From the Daily Times of Pakistan: “Rashid says Muslims can’t deny jihadi culture.”
“Rashid” is Federal Information Minister Sheikh Rasheed Ahmad. He “told a Pakistani television channel on Friday that one of the attackers of Thursday’s suicide bomb attack on President Musharraf seemed to be a foreigner. He also said the jihadi culture in Pakistan could not be changed and he who denied jihad had no place in Islam, adding ‘But whether or not it is jihad can only be decided by the State.’
So there cannot be jihad against Musharraf, I suppose? I suspect opinions on that in Pakistan will differ.
Meanwhile, about the “jihad culture” in Pakistan, another piece in the Daily Times says that “law-enforcement agencies have identified 45 religious organisations believed to have links with international jihadi networks or thought to be involved in terrorist and sectarian activities in Pakistan, sources told Daily Times on Friday.

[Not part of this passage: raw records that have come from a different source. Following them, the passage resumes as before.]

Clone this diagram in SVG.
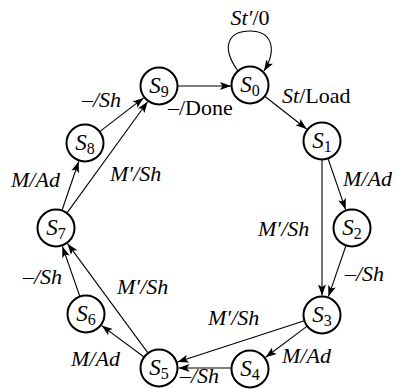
<svg xmlns="http://www.w3.org/2000/svg" width="397" height="389" viewBox="0 0 397 389">
<style>
.node circle{fill:#fff;stroke:#000;stroke-width:2}
.nl{font-family:"Liberation Serif",serif;font-size:23px;font-style:italic;text-anchor:middle}
.nl .sub{font-size:16px;font-style:normal}
#edges line,#edges path{stroke:#000;stroke-width:1.1;fill:none;marker-end:url(#ah)}
.lb{font-family:"Liberation Serif",serif;font-size:22px;font-style:italic}
.r{font-style:normal}
</style>
<defs>
<marker id="ah" markerUnits="userSpaceOnUse" markerWidth="12" markerHeight="8" refX="11" refY="4" orient="auto">
<path d="M0,0 L11,4 L0,8 L2.5,4 z" fill="#000"/>
</marker>
</defs>
<rect width="397" height="389" fill="#fff"/>
<g id="edges">
<path d="M238,71 C220,46 229,31 250,31 C271,31 278,48 264,71"/>
<line x1="178" y1="86" x2="231" y2="86"/>
<line x1="265" y1="96.5" x2="306.6" y2="129"/>
<line x1="328" y1="158.5" x2="345.6" y2="209.6"/>
<line x1="322" y1="159.5" x2="322" y2="295.5"/>
<line x1="346" y1="245.5" x2="328.4" y2="296.6"/>
<line x1="307.2" y1="326.1" x2="265.6" y2="357.3"/>
<line x1="304.4" y1="320.7" x2="177.5" y2="362"/>
<line x1="231" y1="368" x2="178.5" y2="368"/>
<line x1="143.7" y1="356.7" x2="101.7" y2="325.6"/>
<line x1="147.7" y1="352.7" x2="67.6" y2="243.7"/>
<line x1="79.7" y1="296" x2="62.4" y2="246.4"/>
<line x1="62.1" y1="210" x2="78.7" y2="161.5"/>
<line x1="67.2" y1="212.6" x2="147.6" y2="101.8"/>
<line x1="100" y1="131.4" x2="143.6" y2="97.9"/>
</g>
<g id="labels" class="lb">
<text x="250" y="25" text-anchor="middle">St′<tspan class="r">/0</tspan></text>
<text x="168" y="115" class="r">–/Done</text>
<text x="282" y="103">St<tspan class="r">/Load</tspan></text>
<text x="343" y="186">M/Ad</text>
<text x="258" y="236">M′/Sh</text>
<text x="345" y="281"><tspan class="r">–</tspan>/Sh</text>
<text x="282" y="363">M/Ad</text>
<text x="208" y="325">M′/Sh</text>
<text x="180" y="383"><tspan class="r">–</tspan>/Sh</text>
<text x="71" y="366">M/Ad</text>
<text x="117" y="294">M′/Sh</text>
<text x="23" y="284"><tspan class="r">–</tspan>/Sh</text>
<text x="11" y="187">M/Ad</text>
<text x="110" y="181">M′/Sh</text>
<text x="82" y="107"><tspan class="r">–</tspan>/Sh</text>
</g>
<g id="S0" class="node"><circle cx="250" cy="85" r="18.5"/><text class="nl" x="250" y="92">S<tspan class="sub" dy="4">0</tspan></text></g>
<g id="S1" class="node"><circle cx="322" cy="141" r="18.5"/><text class="nl" x="322" y="148">S<tspan class="sub" dy="4">1</tspan></text></g>
<g id="S2" class="node"><circle cx="352" cy="228" r="18.5"/><text class="nl" x="352" y="235">S<tspan class="sub" dy="4">2</tspan></text></g>
<g id="S3" class="node"><circle cx="322" cy="315" r="18.5"/><text class="nl" x="322" y="322">S<tspan class="sub" dy="4">3</tspan></text></g>
<g id="S4" class="node"><circle cx="250" cy="369" r="18.5"/><text class="nl" x="250" y="376">S<tspan class="sub" dy="4">4</tspan></text></g>
<g id="S5" class="node"><circle cx="159" cy="368" r="18.5"/><text class="nl" x="159" y="375">S<tspan class="sub" dy="4">5</tspan></text></g>
<g id="S6" class="node"><circle cx="86" cy="314" r="18.5"/><text class="nl" x="86" y="321">S<tspan class="sub" dy="4">6</tspan></text></g>
<g id="S7" class="node"><circle cx="56" cy="228" r="18.5"/><text class="nl" x="56" y="235">S<tspan class="sub" dy="4">7</tspan></text></g>
<g id="S8" class="node"><circle cx="85" cy="143" r="18.5"/><text class="nl" x="85" y="150">S<tspan class="sub" dy="4">8</tspan></text></g>
<g id="S9" class="node"><circle cx="159" cy="86" r="18.5"/><text class="nl" x="159" y="93">S<tspan class="sub" dy="4">9</tspan></text></g>
</svg>
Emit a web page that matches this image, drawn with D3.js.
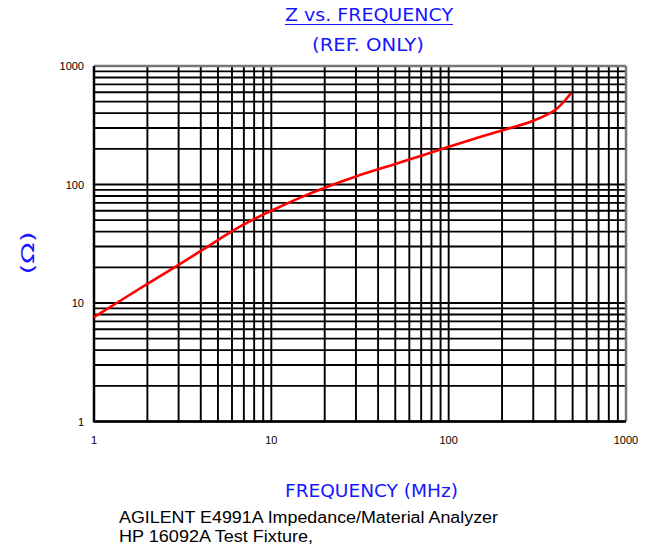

“According to the sources, major groups believed to have links with Al Qaeda, like the Harkatul Jihad-e-Islami (HJI) and Jamiatul Mujahideen Al Alami have not been banned yet. They not only had roots in Pakistan, but also in Kashmir, Myanmar, Bangladesh and the Philippines, sources said.
“HJI chief Qari Saifullah Akhtar, who reportedly lives a in some Gulf state, was allegedly former Taliban leader Mulla Umar’s advisor and believed to have a direct link with Al Qaeda. The sources said several of his organisation’s several activists who were arrested by law-enforcement agencies for terror attacks in Karachi had divulged this information.
“The sources said Harkatul Mujahideen Al Alami, which was accused of an attack on President Pervez Musharraf last year in Karachi and the suicide attacks on French engineers, was formed by the HJI, Harkatul Mujahideen, Lashkar-e-Jhangvi (LJ) and Jamiatul Mujahideen Al Alami.” (Thanks to Nicolei.)